In 1915 Wallin co-authored (with Guy Montrose Whipple) a resolution passed by the American Psychological Association (APA); the resolution, which discouraged psychological testing by unqualified individuals, was the first practice-related position statement issued by the APA. In 1917, led a group of several psychologists to found the American Association of Clinical Psychologists (AACP), and served as the organization's first president. In 1919, the AACP merged, as a "Section on Clinical Psychology," into the better-established American Psychological Association (APA) The alliance did not last, however. Few members of the old AACP joined the APA and many member of the APA were unhappy about the older "scientific" organization expending its resources on managing issues in "applied" psychology. By 1925 the Clinical Section was abandoned, and applied psychologists regrouped in a series of new regional and national entities. It would not be until after World War II that the APA would create a divisional structure that enabled clinical psychology to enter it again.

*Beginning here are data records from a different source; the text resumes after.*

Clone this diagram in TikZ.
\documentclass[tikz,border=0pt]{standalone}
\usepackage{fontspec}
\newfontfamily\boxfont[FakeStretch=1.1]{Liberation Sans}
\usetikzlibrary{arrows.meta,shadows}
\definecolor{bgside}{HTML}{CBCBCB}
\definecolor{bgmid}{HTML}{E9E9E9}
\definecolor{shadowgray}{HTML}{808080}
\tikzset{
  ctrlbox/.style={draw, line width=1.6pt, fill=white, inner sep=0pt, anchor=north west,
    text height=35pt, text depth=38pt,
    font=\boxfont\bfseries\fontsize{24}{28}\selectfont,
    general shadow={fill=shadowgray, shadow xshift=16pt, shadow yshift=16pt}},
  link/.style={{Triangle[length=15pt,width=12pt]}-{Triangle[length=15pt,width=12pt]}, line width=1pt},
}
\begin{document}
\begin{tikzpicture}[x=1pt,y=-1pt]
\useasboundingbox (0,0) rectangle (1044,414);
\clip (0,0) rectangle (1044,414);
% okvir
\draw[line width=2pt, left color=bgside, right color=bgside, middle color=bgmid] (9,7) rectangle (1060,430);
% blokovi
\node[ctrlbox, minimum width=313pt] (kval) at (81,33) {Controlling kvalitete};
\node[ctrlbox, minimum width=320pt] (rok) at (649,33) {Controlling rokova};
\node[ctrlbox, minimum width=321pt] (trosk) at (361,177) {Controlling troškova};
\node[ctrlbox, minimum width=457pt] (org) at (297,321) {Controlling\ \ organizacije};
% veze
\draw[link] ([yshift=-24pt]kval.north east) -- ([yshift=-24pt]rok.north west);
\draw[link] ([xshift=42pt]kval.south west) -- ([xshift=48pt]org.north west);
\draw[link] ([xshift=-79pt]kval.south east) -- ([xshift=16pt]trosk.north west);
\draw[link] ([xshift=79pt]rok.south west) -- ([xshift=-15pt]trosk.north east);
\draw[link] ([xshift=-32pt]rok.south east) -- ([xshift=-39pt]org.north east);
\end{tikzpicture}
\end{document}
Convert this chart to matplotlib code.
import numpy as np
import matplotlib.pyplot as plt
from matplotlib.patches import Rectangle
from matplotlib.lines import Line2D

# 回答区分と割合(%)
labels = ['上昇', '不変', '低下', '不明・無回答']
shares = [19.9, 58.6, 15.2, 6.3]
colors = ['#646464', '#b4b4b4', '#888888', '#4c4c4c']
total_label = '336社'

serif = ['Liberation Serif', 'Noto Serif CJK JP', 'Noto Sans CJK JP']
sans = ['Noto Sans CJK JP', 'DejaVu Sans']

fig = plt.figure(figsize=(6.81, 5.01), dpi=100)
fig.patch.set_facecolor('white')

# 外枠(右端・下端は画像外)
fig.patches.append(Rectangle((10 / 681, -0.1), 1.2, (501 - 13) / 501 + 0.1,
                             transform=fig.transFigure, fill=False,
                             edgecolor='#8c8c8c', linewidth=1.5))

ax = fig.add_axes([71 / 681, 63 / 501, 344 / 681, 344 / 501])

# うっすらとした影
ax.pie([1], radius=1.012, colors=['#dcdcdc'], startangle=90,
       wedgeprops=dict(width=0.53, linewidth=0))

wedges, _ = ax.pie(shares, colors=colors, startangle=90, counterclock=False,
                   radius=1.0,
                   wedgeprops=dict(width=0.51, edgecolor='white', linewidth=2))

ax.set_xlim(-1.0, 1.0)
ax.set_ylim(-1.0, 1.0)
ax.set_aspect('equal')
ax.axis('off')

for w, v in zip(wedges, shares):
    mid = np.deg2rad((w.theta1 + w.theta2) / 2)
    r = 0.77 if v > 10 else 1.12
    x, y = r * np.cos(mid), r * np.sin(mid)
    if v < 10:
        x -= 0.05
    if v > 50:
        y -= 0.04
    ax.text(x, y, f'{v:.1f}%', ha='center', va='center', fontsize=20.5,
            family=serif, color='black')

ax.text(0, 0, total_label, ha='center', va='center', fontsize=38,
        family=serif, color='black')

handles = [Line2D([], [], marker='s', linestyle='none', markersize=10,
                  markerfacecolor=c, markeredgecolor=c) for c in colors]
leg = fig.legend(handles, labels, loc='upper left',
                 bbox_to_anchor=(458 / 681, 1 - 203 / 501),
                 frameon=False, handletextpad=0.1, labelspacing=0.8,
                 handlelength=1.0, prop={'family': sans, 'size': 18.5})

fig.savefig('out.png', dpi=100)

After establishing educational psychology services for the public school systems in St. Louis and Baltimore, Wallin directed the Division of Special Education and Mental Hygiene with the Delaware State Board of Education. He served as a visiting professor at Upsala College in East Orange, New Jersey.

Beginning early in his career at Vineland, Wallin took great interest in intelligence testing and education of the developmentally disabled. He cautioned against overemphasis on the intelligence quotient (IQ) that had been popularized by Lewis Terman. Wallin noted that there was considerable overlap in IQ between individuals of various intelligence categories. He feared that isolated interpretation of an IQ test might lead to finding faults in an otherwise normal individual.

==Personal==
In 1913, Wallin married Francis Geraldine Tinsley. They had two children. Virginia Stanton Wallin Obrinski was born in 1915 and became a psychologist. Geraldine Tinsley Wallin Sickler was born in 1919. Geraldine graduated with a bachelor's degree from Duke University. After his younger daughter was killed in a 1959 traffic collision, Wallin established the Geraldine Wallin Sickler Award at Augustana College. The award provides monetary assistance for outstanding senior psychology students to pursue graduate education.

==Later life==
In 1955, Wallin reflected on his career in his autobiographical work The Odyssey of a Psychologist. Wallin died on August 5, 1969.

==Legacy==
Several sources have commented on Wallin's personality. In describing the interpersonal issues that Wallin had at the New Jersey State Village for Epileptics, Bruce Hermann said that Wallin was "prickly to be sure and quick to take professional offense." Author Leila Zenderland said, "While his writings were significant in questioning the overstatements of other testers, Wallin largely remained an isolated maverick." Indeed, in a letter to H.H. Goddard, Wallin disclosed that he had lost a position because he was said to be "a difficult man to get along with."

The Council for Exceptional Children gives the J. E. Wallace Wallin Lifetime Achievement Award to "an individual who has made continued and sustained contributions to the education of children and youth with exceptionalities."

==Awards and honors==
- Who's Who Among North American Authors (1921)
- Meritorious Service Award, Augustana College (1955)

==Selected works==
- Wallin, J. E. Wallace (1905). Optical Illusions of Reversible Perspective. Stanton, Iowa: The Stanton Call Press.
- Wallin, J. E. Wallace (1920). Problems of Subnormality. New York: World Book Company.
- Wallin, J. E. Wallace (1924). The Education of Handicapped Children. Boston: Houghton Mifflin Company.
- Wallin, J. E. Wallace (1935). Personality Maladjustments and Mental Hygiene. New York: McGraw-Hill Book Company.
- Wallin, J. E. Wallace (1939). Minor Mental Maladjustments in Normal People. Durham, North Carolina: Duke University Press.
- Wallin, J. E. Wallace (1949). Children With Mental and Physical Handicaps. New York: Prentice-Hall.